Se simili sistemi di monitoraggio e personalizzazione dello sfruttamento sono ancora relegati in altre parti del mondo e non sono stati introdotti nell’unione europea dobbiamo ringraziare fondamentalmente un acronimo: il GDPR. Infatti, il General Data Protection Regulation pone dei paletti fondamentali nella raccolta dei dati degli utenti finali di un sistema, sia esso un’applicazione, un istituto bancario o una società pubblicitaria. Tra di essi, si può annoverare il concetto per cui il consenso al rilascio dei dati e agli scopi per cui essi verranno utilizzati deve essere obbligatoriamente volontario. Addio, quindi, a condizioni d’uso ambigue oppure a inganni usati nei confronti degli utenti al fine di raccogliere dati profittevoli e pericolosi. Come conseguenza di queste parole, per esempio, dal 2016 in avanti abbiamo cominciato a trovarci di fronte agli occhi le richieste di consenso in merito alla raccolta dei cookies da parte di quasi tutti i siti o social network che frequentiamo abitualmente. Un simile giro di vite fa parte di un progresso nell’etica del trattamento dei dati che al momento solo in Europa è stato applicato con serietà e con gli occhi puntati sull’intimità che i dati rappresentano per gli esseri umani che li generano. L’intimità di questi dati, riassumendo, è un fattore di rilevante importanza per moltissime società a scopo di lucro che puntano a metterci le mani sopra coi fini più disparati, dal cercare metodi più profittevoli per ricavare denaro dalle persone più svantaggiate fino alle pratiche pubblicitarie innocue per spingere all’acquisto di un prodotto.

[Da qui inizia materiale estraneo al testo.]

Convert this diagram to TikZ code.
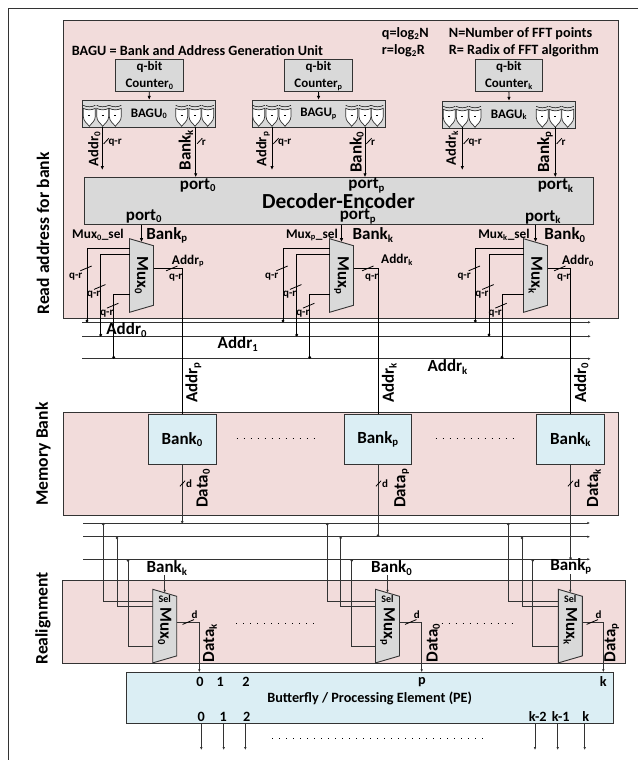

In mezzo a questa nebbia spaventosa ma anche piena di opportunità che è la miniera dei big data, dovremmo tutti guardare con più saggezza ad una considerazione che appare ormai evidente in un mondo in cui il percorso di ricerca del benessere globale guarda più al profitto che alla situazione delle persone: prima di chiedere agli algoritmi di ricerca sui dati di migliorare nel modo in cui misurano le persone, dovremmo prendere atto del fatto che non possono fare qualsiasi cosa.